The telephone or L’amour à trois di Gian Carlo Menotti, autore del libretto oltre che della musica che riassume in sé molte delle tendenze del teatro musicale americano ed europeo del secondo dopoguerra, ci trasporta invece in tutt’altro clima di leggera ironia e ammiccante complicità, nel prendere atto dell’impermeabile barriera che il telefono può rappresentare rispetto alla normalità di rapporti umani autentici e diretti. Il sottotitolo allude allo strano triangolo che sta alla base della vicenda, parodia di un aspetto della vita moderna. Un uomo, Ben, sta per dichiararsi a una donna, Lucy, prima di partire per un lungo viaggio, ma la ragazza è perennemente presa dal telefono, che si frappone continuamente tra i due, interrompendone il dialogo. In extremis si palesa l’unico modo che Ben ha per potersi dichiarare: una telefonata!
Operina fresca e frizzante, che a sprazzi ricorda i musical di Broadway e le vecchie commedie americane, un incalzante atto unico, che debuttò 1947 all’Heckscher Theater di New York, dove fu rappresentato insieme alla tragedia La Medium dello stesso compositore. E’ qui interpretato da due giovani cantanti: Teresa Sedlmair, vincitrice nel 2011 del Premio Miglior Giovane Promessa al concorso internazionale Renata Tebaldi di San Marino, perfetta nella parte, la tipica biondina leggera e un po’ sulle nuvole, ed Emilio Marcucci, che ha partecipato alle rappresentazioni della Trilogia verdiana del 2013, un validissimo Ben, innamoratissimo ed esasperato.

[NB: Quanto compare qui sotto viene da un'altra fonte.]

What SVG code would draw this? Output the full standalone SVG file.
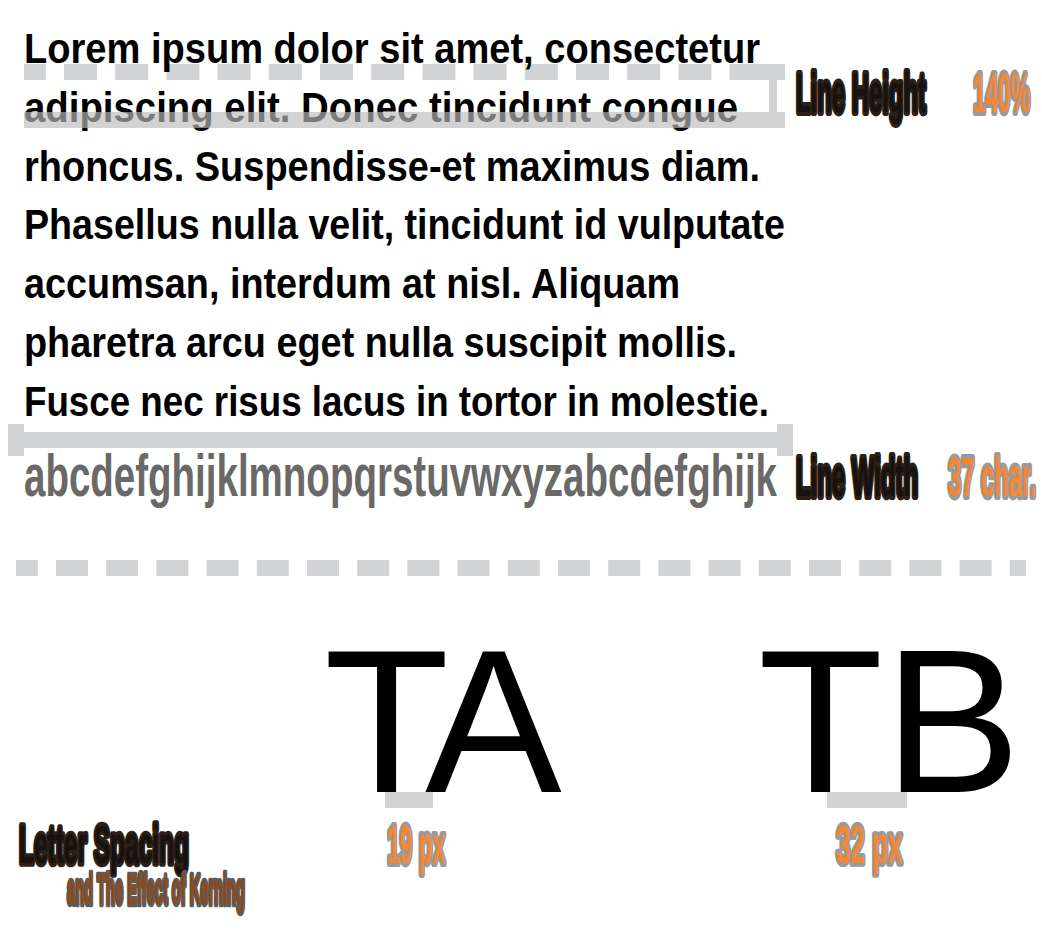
<svg xmlns="http://www.w3.org/2000/svg" width="1042" height="938" viewBox="0 0 1042 938">
  <style>
    .para { font-family: "Liberation Sans", Arial, sans-serif; font-weight: 700; font-size: 38px; fill: #000; }
    .cond { font-family: "Liberation Sans", Arial, sans-serif; font-weight: 700; }
    .dark { fill: #17120f; stroke: #2c1f16; stroke-width: 6px; paint-order: stroke; stroke-linejoin: round; vector-effect: non-scaling-stroke; }
    .orange { fill: #f58634; stroke: #9a9a9a; stroke-width: 6px; paint-order: stroke; stroke-linejoin: round; vector-effect: non-scaling-stroke; }
    .brown { fill: #8d4a1c; stroke: #5d5a58; stroke-width: 5px; paint-order: stroke; stroke-linejoin: round; vector-effect: non-scaling-stroke; }
    .guide { fill: #d1d3d4; }
    .dash { stroke: #d1d3d4; stroke-width: 16px; fill: none; }
    .big { font-family: "Liberation Sans", Arial, sans-serif; font-size: 205px; fill: #000; font-kerning: none; }
  </style>
  <rect width="1042" height="938" fill="#ffffff"/>

  <g id="line-height-guide-top">
    <line class="dash" x1="24" y1="72" x2="762" y2="72" stroke-dasharray="33 18.2" stroke-dashoffset="11.2"/>
  </g>

  <g id="paragraph">
    <text class="para" transform="translate(24 63) scale(1 1.1)" textLength="736" lengthAdjust="spacingAndGlyphs">Lorem ipsum dolor sit amet, consectetur</text>
    <text class="para" transform="translate(24 121.8) scale(1 1.1)" textLength="714" lengthAdjust="spacingAndGlyphs">adipiscing elit. Donec tincidunt congue</text>
    <text class="para" transform="translate(24 180.6) scale(1 1.1)" textLength="736" lengthAdjust="spacingAndGlyphs">rhoncus. Suspendisse-et maximus diam.</text>
    <text class="para" transform="translate(24 239.4) scale(1 1.1)" textLength="761" lengthAdjust="spacingAndGlyphs">Phasellus nulla velit, tincidunt id vulputate</text>
    <text class="para" transform="translate(24 298.2) scale(1 1.1)" textLength="656" lengthAdjust="spacingAndGlyphs">accumsan, interdum at nisl. Aliquam</text>
    <text class="para" transform="translate(24 357) scale(1 1.1)" textLength="713" lengthAdjust="spacingAndGlyphs">pharetra arcu eget nulla suscipit mollis.</text>
    <text class="para" transform="translate(24 415.8) scale(1 1.1)" textLength="745" lengthAdjust="spacingAndGlyphs">Fusce nec risus lacus in tortor in molestie.</text>
  </g>

  <g id="line-height-marker">
    <rect x="24" y="112" width="761" height="16" fill="#bbbbbb" opacity="0.65"/>
    <rect class="guide" x="753" y="64" width="32" height="16"/>
    <rect class="guide" x="769" y="80" width="8" height="32"/>
  </g>

  <g id="line-height-label">
    <text class="cond dark" transform="translate(796 112) scale(1 2.33)" font-size="24" textLength="130" lengthAdjust="spacingAndGlyphs">Line Height</text>
    <text class="cond orange" transform="translate(973 112) scale(1 2.5)" font-size="22.3" textLength="57" lengthAdjust="spacingAndGlyphs">140%</text>
  </g>

  <g id="line-width-marker">
    <rect class="guide" x="24" y="432" width="753" height="16"/>
    <rect class="guide" x="8" y="424" width="16" height="32"/>
    <rect class="guide" x="777" y="424" width="16" height="32"/>
  </g>

  <g id="alphabet">
    <text class="cond" transform="translate(24 496) scale(1 1.55)" font-size="38.5" fill="#696969" textLength="753" lengthAdjust="spacingAndGlyphs">abcdefghijklmnopqrstuvwxyzabcdefghijk</text>
  </g>

  <g id="line-width-label">
    <text class="cond dark" transform="translate(796 496) scale(1 2.34)" font-size="23.9" textLength="122" lengthAdjust="spacingAndGlyphs">Line Width</text>
    <text class="cond orange" transform="translate(948 496) scale(1 2.4)" font-size="23.3" textLength="88" lengthAdjust="spacingAndGlyphs">37 char.</text>
  </g>

  <g id="separator">
    <line class="dash" x1="16" y1="568" x2="1026" y2="568" stroke-dasharray="32 18.2" stroke-dashoffset="10.2"/>
  </g>

  <g id="kerning-TA">
    <text class="big" y="792"><tspan x="324">T</tspan><tspan x="425">A</tspan></text>
    <rect class="guide" x="385" y="792" width="48" height="16"/>
    <text class="cond orange" transform="translate(387 863) scale(1 2.4)" font-size="22.7" textLength="58" lengthAdjust="spacingAndGlyphs">19 px</text>
  </g>

  <g id="kerning-TB">
    <text class="big" y="792"><tspan x="758">T</tspan><tspan x="884">B</tspan></text>
    <rect class="guide" x="827" y="792" width="80" height="16"/>
    <text class="cond orange" transform="translate(836 863) scale(1 2.11)" font-size="25.8" textLength="66" lengthAdjust="spacingAndGlyphs">32 px</text>
  </g>

  <g id="letter-spacing-title">
    <text class="cond dark" transform="translate(19 863) scale(1 2.22)" font-size="24.5" textLength="170" lengthAdjust="spacingAndGlyphs">Letter Spacing</text>
    <text class="cond brown" transform="translate(67 904) scale(1 2.9)" font-size="14.6" textLength="178" lengthAdjust="spacingAndGlyphs">and The Effect of Kerning</text>
  </g>
</svg>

L’allestimento firmato per la regia da Sandro Pasqualetto è ripreso in questa coproduzione tra l’Alighieri e i teatri di Lucca e Piacenza. In buca l’Orchestra Giovanile Luigi Cherubini diretta da Jonathan Webb.

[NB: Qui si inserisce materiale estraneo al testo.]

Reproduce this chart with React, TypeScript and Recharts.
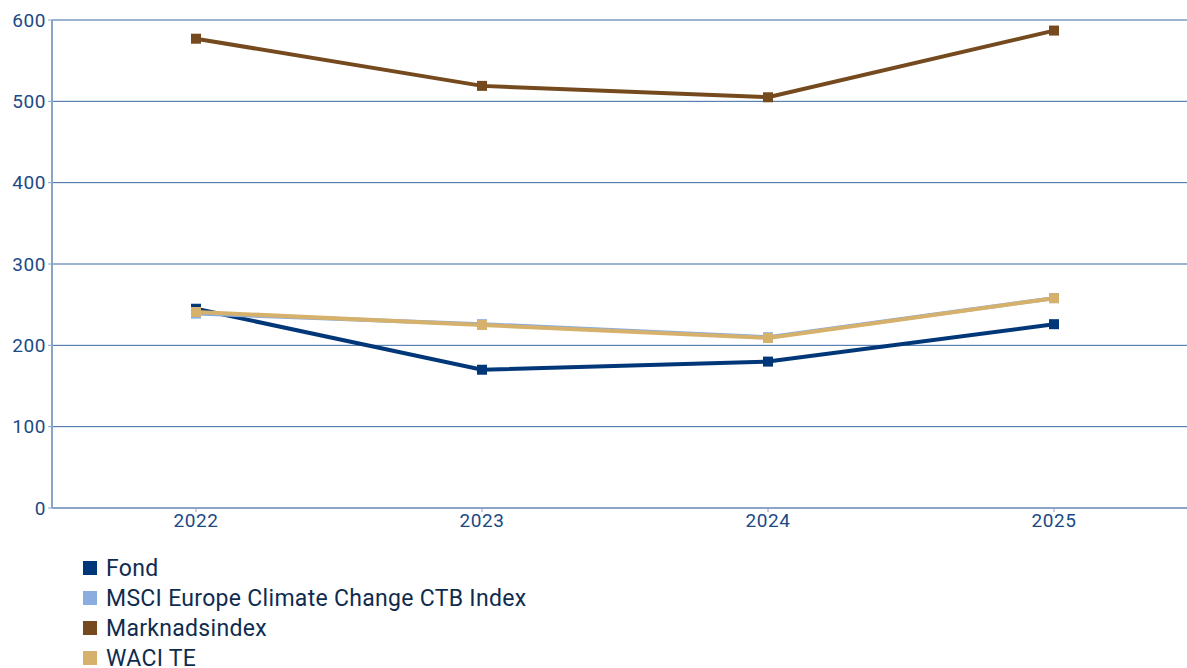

L’intrigante scelta registica di Sandro Pasqualetto che dirige entrambi i lavori, di immaginare i due atti unici come due storie ambientate nella stessa camera d’albergo che si susseguono come se si trattasse di clienti che vi si avvicendano con le loro storie totalmente diverse ed estreme, rende ancor più attuali e a noi vicine queste due opere, come si trattasse di quadri di vita reale che si svolgono in anonime stanze d’albergo e che ci capita di scrutare, casualmente affacciati alla nostra finestra allo stesso modo in cui, indifferenti, assistiamo alle tragedie del mondo che scorrono nei nostri televisori. Il regista ha infatti risolto il problema della estrema diversità delle due opere riflettendo su due elementi comuni, il fatto che entrambe le vicende si svolgono in “tempo reale” e in uno spazio chiuso che si può immaginare sia lo stesso:
la scenografa Cristina Alaimo si è ispirata all’artista statunitense Edward Hopper per costruire gli ambienti in cui si muovono i personaggi, l’opera di Hopper è contemporanea ai due autori e, come la regia dello spettacolo, si spoglia di parametri e simbologie, rimanendo nuda e vuota.

Bellissime entrambe le opere, ben allestite, ben interpretate e ben unite tra loro, peccato per il teatro per metà vuoto. Sorge un dubbio: avrà spaventato di più il Novecento o la disarmante attualità del telefono?